Last editedJul 20212 min read
How do your employees interact with management? Does your workplace offer a sense of community and collaboration? There are many types of business culture, but the strongest create a tight knit, motivated workforce. So, what is corporate culture, and why is it so important? We’ll give a few company culture examples below, along with the most important components.
What is corporate culture?
Corporate culture involves a company’s interpersonal interactions, driven by a shared set of beliefs or employee behaviour. There are unlimited business culture examples, as every workplace has its own identity and values. You can’t force a company culture; it’s something that’s developed over time to create a sense of community in the office.
A positive corporate culture offers numerous benefits, including greater workplace satisfaction and a reduction in employee turnover.
Key components of corporate culture
Here are five of the main characteristics seen in positive company culture examples.
1. Sense of community
People sit at the heart of all types of business culture. You can’t build a strong culture without including employees that share core values, which is why this concept is built right into the recruitment process for many businesses. While it’s important to hire top talent, you should also find employees who are committed to the same values. Bringing together a team of like-minded individuals is a great way to create a stronger company culture.
Apart from the recruitment process, community-minded business culture examples could include hosting a regular schedule of social activities, office traditions, and employee recognition ceremonies. Create a sense of camaraderie by letting colleagues get to know one another outside of the office, for a stronger community within.
2. Core values
We’ve already mentioned a shared set of values as part of community building, but this aspect of company culture is worth repeating. As you start your business, you should define its values right from the beginning. Brainstorm a set of guiding principles and communicate them with all team members, as this will form the very foundations of your corporate culture.
So, what do values look like? They could cover anything from professional standards to sustainability – it’s up to you. Don’t worry about breaking the mould with your values. You can keep your values basic, so long as they’re ideals your team truly believes in.
3. Trust in management
Another facet of a great corporate culture is trust. This is something that has to be earned with consistency in thought and actions. In other words, make sure your leaders’ words match their actions. Employees are more likely to feel like part of the team when they can trust management, which has a positive knock-on effect. With an atmosphere of trust, you’ll also boost workplace satisfaction, employee retention, and motivation to go the extra mile.
As management, you can also show employees you trust them to do their jobs adequately. Offering flexible working schedules with a good work-life balance is one example. When employees feel trusted to meet business goals without being micromanaged, they’re more likely to strive for success.
4. Open architecture
Don’t overlook the importance of your physical surroundings in creating a positive corporate culture. Open-air meeting spaces and central atriums allow colleagues to greet one another and take part in daily interactions. This is particularly significant with a workforce that’s going increasingly remote. On the days you do spend within an office setting, design your workspace to allow for easier collaboration.
5. Shared vision
Vision is similar to values, but there are a few key differences between the two.
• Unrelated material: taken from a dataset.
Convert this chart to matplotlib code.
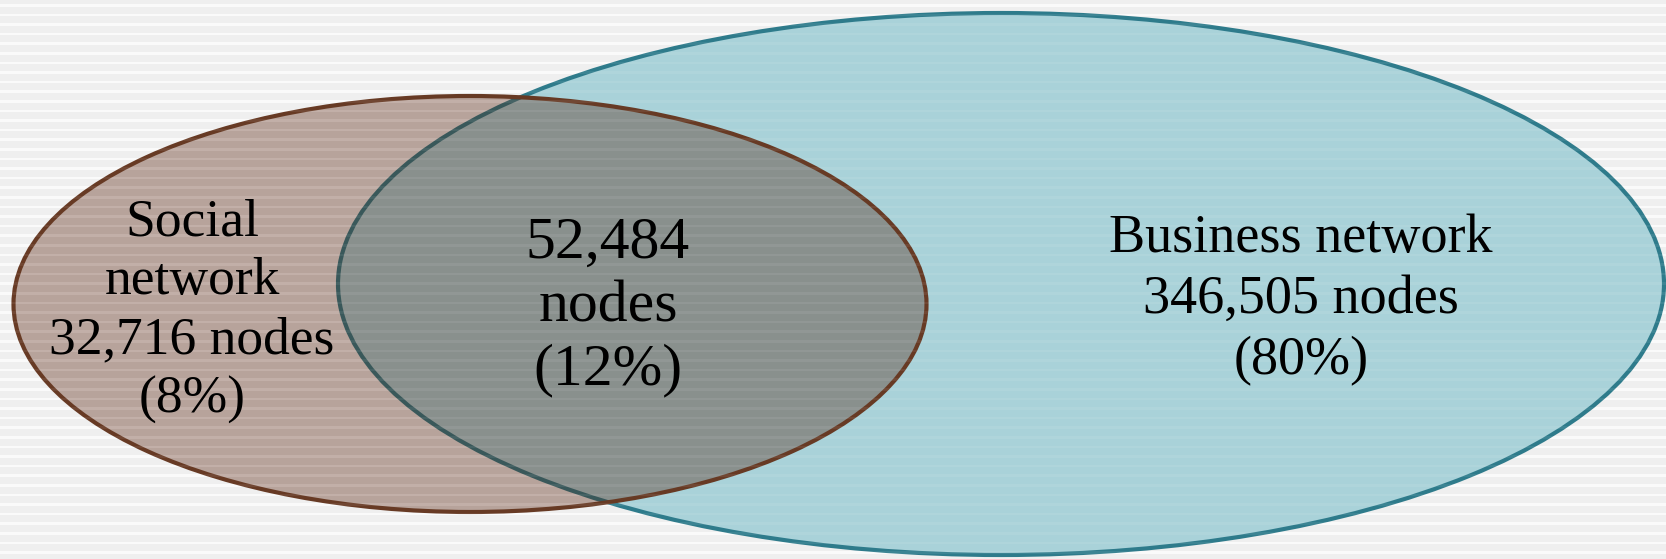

Craft a strong vision or mission statement that outlines your business goals and strategies. This should be something that employees and management can look at together, ensuring all actions are purposeful.
A shared narrative can also feed into this vision. When onboarding new employees, make sure they know how the company started, adding a human touch to the corporate culture. People want to feel like they’re part of an ongoing journey, contributing to the narrative in their own special ways.
By taking the time to hone these five areas, you’ll create a stronger culture and improved employee experience.